The April Blake

Chilled Potato Curry Soup

By now ya'll know I love nothing more than perusing old Southern cookbooks. One thing that caught my eye years ago when I started really connecting the dots in these recipes was the use of curry powder. Weird, you wouldn't really connect the Old South and its food ways with curry powder from India right off the bat. But quite a few Southern favorite recipes included the ambiguous and exotic-seeming spice.

So how did curry powder get to the 1800s and 1900s South? Boats, of course. Most people know about how Indian food was colonized in Britain, but it was also popular in the United States, again, by way of the Indian export trade. The Atlas Obscura article I linked to gives a great account of the currying of foods in America, and what it meant to have curry powder in your spice rack (spoiler: it meant you were well-off!). There are 11 curry-spiced recipes in Charleston Receipts, and The Virginia Housewife, one of the earliest known American cookbooks, has six curry recipes within its pages.

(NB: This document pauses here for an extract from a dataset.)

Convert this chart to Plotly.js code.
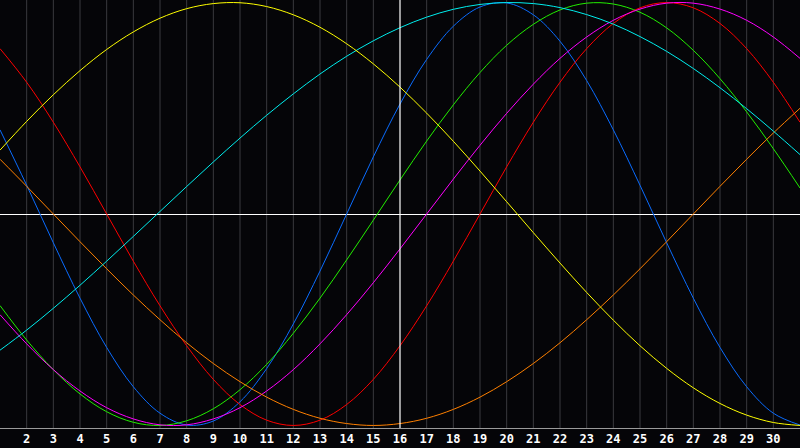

Curry powder itself is a questionable ingredient (the article explains this in more detail too), but it did help to introduce these Indian flavors to the decidedly bland American palate before people traveled internationally on a regular basis. Now that we all probably have at least one Indian restaurant in our towns, we can learn more about how curry is a very vague term, and how curry powder isn't exactly representative of any actual Indian cuisine. I think that as long as we know that, we can still enjoy curry powder in these vintage recipes without any guilt or problems.

One of my favorite uses is in a vichyssoise, or a chilled potato soup. The curry adds a depth of flavor that you don't get in plain vichyssoise (but it still has its delicious place at a dinner table!). In Charleston Receipts, this soup is called good for "three o'clock dinner", an old Charleston tradition that's worth a read about.

Curry vichyssoise

Chilled Potato Curry Soup

Cool down this summer with a surprisingly delicious chilled potato soup with a flavor twist — curry powder, from a vintage recipe.
Course Soup
Cuisine American, Southern
Keyword potato, soup, yellow curry
Servings 4 servings

Ingredients

  • 4 leeks trimmed and chopped in ½" pieces
  • 1 pound white potatoes peeled and sliced
  • 3 tablespoons butter
  • 3 cups vegetable or chicken stock
  • 1 cup milk, divided
  • ¼ teaspoon curry powder
  • salt and pepper to taste
  • chopped chives to garnish

Instructions

  • Melt the butter in a large stock pot over medium heat. Once melted, add the leeks. Let the leeks saute for 7 minutes.
  • Add the sliced potatoes and let simmer for an additional 10 minutes. Cover the pot with a lid for this. Turn the heat down if the leeks are browning.
  • Then add the stock, salt, and pepper and stir gently. Let it simmer over medium low heat, covered, for 40 minutes.
  • Use an immersion blender (or gently pour the soup in batches into a blender) and blend into a smooth puree. Add ½ cup of the milk and simmer for 5 more minutes.
  • Remove from heat and add additional ½ cup of milk. At this point, you can eat the soup warm, or chill in the fridge for 2 hours before serving.
  • Serve with chopped chives and additional salt and pepper as desired.

Notes

Adapted from Charleston Receipts

As stated in the recipe, vichyssoise is meant to be served chilled on a hot summer's afternoon for lunch or an early dinner, but I liked it just as much at a warmer temperature... which no longer makes it vichyssoise really. But take a taste when it's fresh off the stove, and have a bite after the leftovers have chilled in the fridge and see which one you prefer too. Or who knows, you might like it hot in the winter and cool in the summer. That's the great thing about these vintages recipes — they are meant to be versatile. At least these days we can use an immersion blender to get it smooth, rather than smashing it through a sieve.